1) Debt mutual funds: The government will tax investments in debt mutual funds as short-term capital gains, according to amendments to the finance bill passed in parliament today. This could strip investors of the long-term tax benefits that made such investments popular.
Mutual funds with less than 35% invested in domestic equities are proposed to be treated as short-term and the indexation benefits that help significantly reduce tax liability available to such funds may be removed prospectively, the amendments say.
As such, the tax rate applicable would be based on the income tax slab in which the investor falls.

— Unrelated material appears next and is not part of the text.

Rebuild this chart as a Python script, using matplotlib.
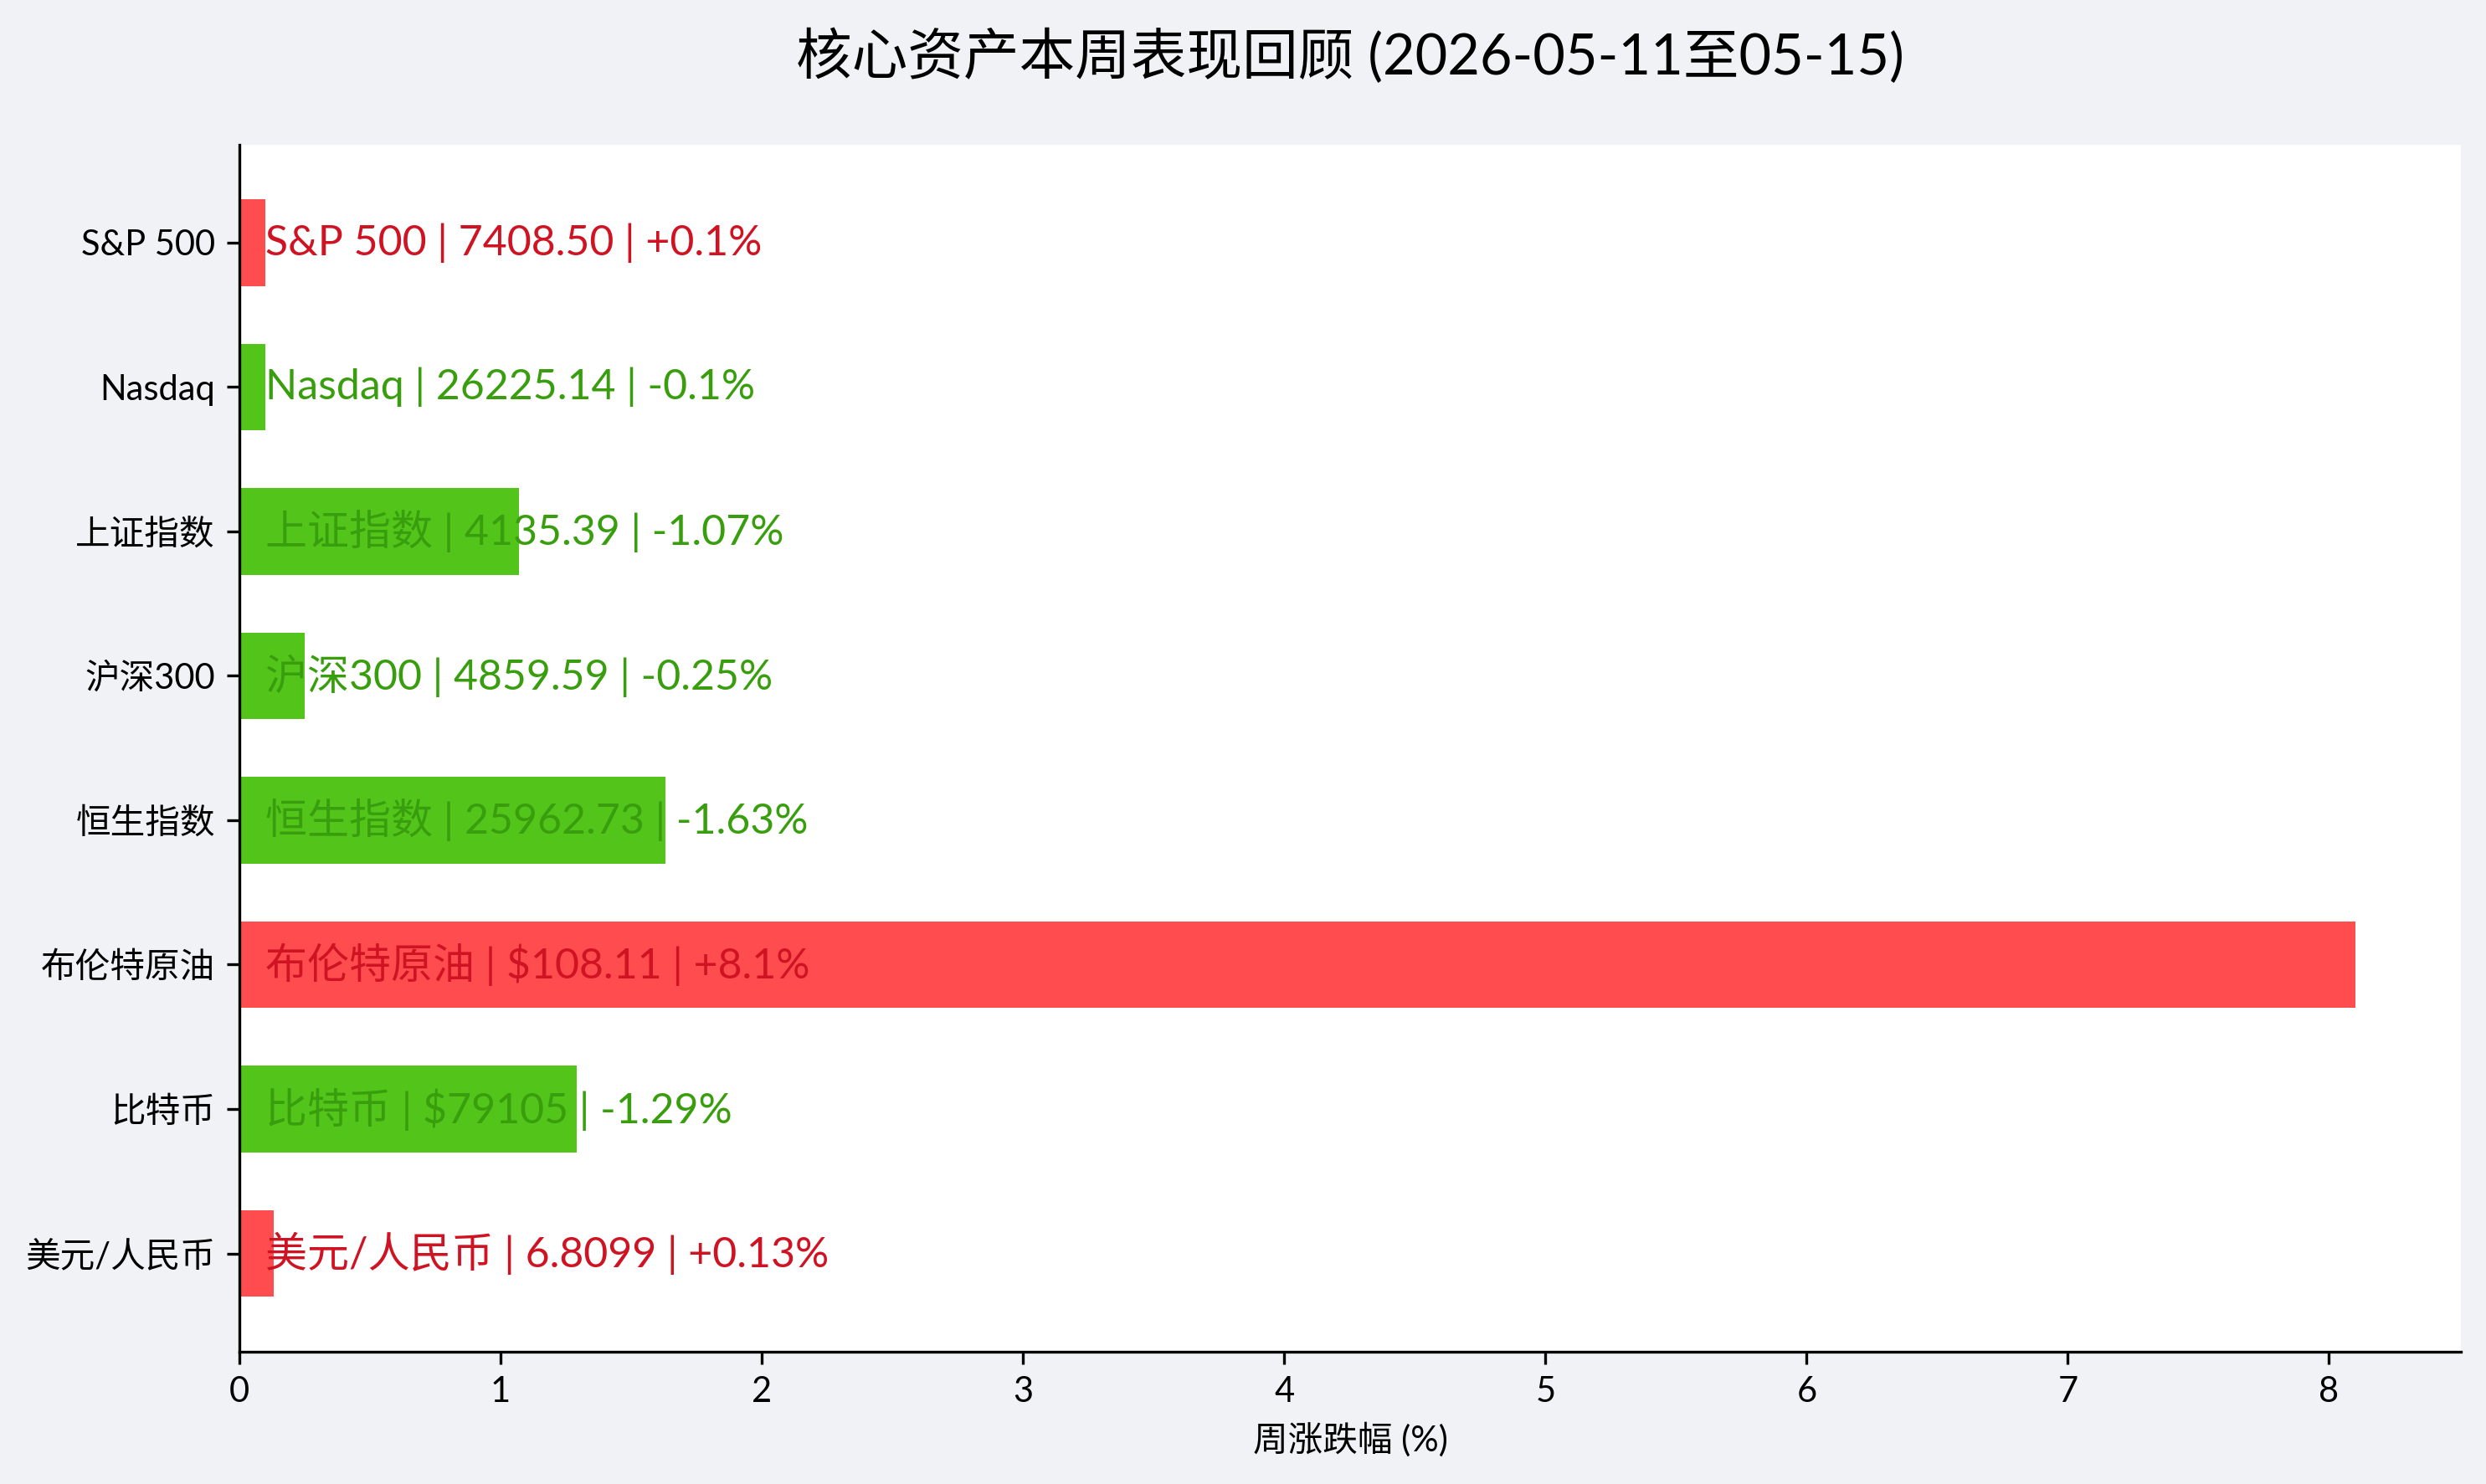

Currently, investors in debt funds pay income tax on capital gains according to the income tax slab for a holding period of three years. After three years these funds pay either 20% with indexation benefits or 10% without indexation.
The new tax rules would apply to investments made on or after April 1, 2023, impacting new inflows into these funds.
2) STT on futures, options contract: The government has raised the securities transaction tax or STT on futures and options contracts, among other amendments to the finance bill, passed by the lower house of parliament today. The hikes would be effective from 1 April.
The government hiked the STT on options contracts to 0.021%, from the 0.017% stated in the Finance Act (2004). The STT for futures has been raised to 0.0125% from 0.01%.
3) Credit card payments on foreign tours under LRS: Credit card payments for foreign travel will be brought under the purview of the Liberalised Remittance Scheme (LRS) of the Reserve Bank, to ensure that such expenses do not escape TCS (Tax Collection at Source).
While moving the Finance Bill 2023 in the Parliament, Union Finance Minister Nirmala Sitharaman said the Reserve Bank of India has been asked to look into ways to bring credit card payments on foreign tours under the LRS.
4) Improving NPS: The government will set up a panel to consider changes to the country's New Pension System (NPS) to be used by both the federal and all state governments, with a view to take care of the concerns of employees while maintaining fiscal prudence. The FM said that the new approach to the NPS will be designed for adoption by both central and state governments.
5) GST Appellate Tribunal: The Lok Sabha has cleared changes in the Finance Bill to pave the way for setting up of an appellate tribunal for resolution of disputes under GST. Currently, taxpayers are filing writ petitions before high courts in the absence of the appellate tribunal.
As per the amendments proposed in the Finance Bill 2023, benches of the GST Appellate Tribunal would be set up in every state while there will be a principal bench in Delhi which will hear appeals related to 'place of supply'.
Even after more than five years of implementation of the Goods and Services Tax (GST), the appellate tribunal has not been set up. As a result, unresolved legal matters under GST have accumulated.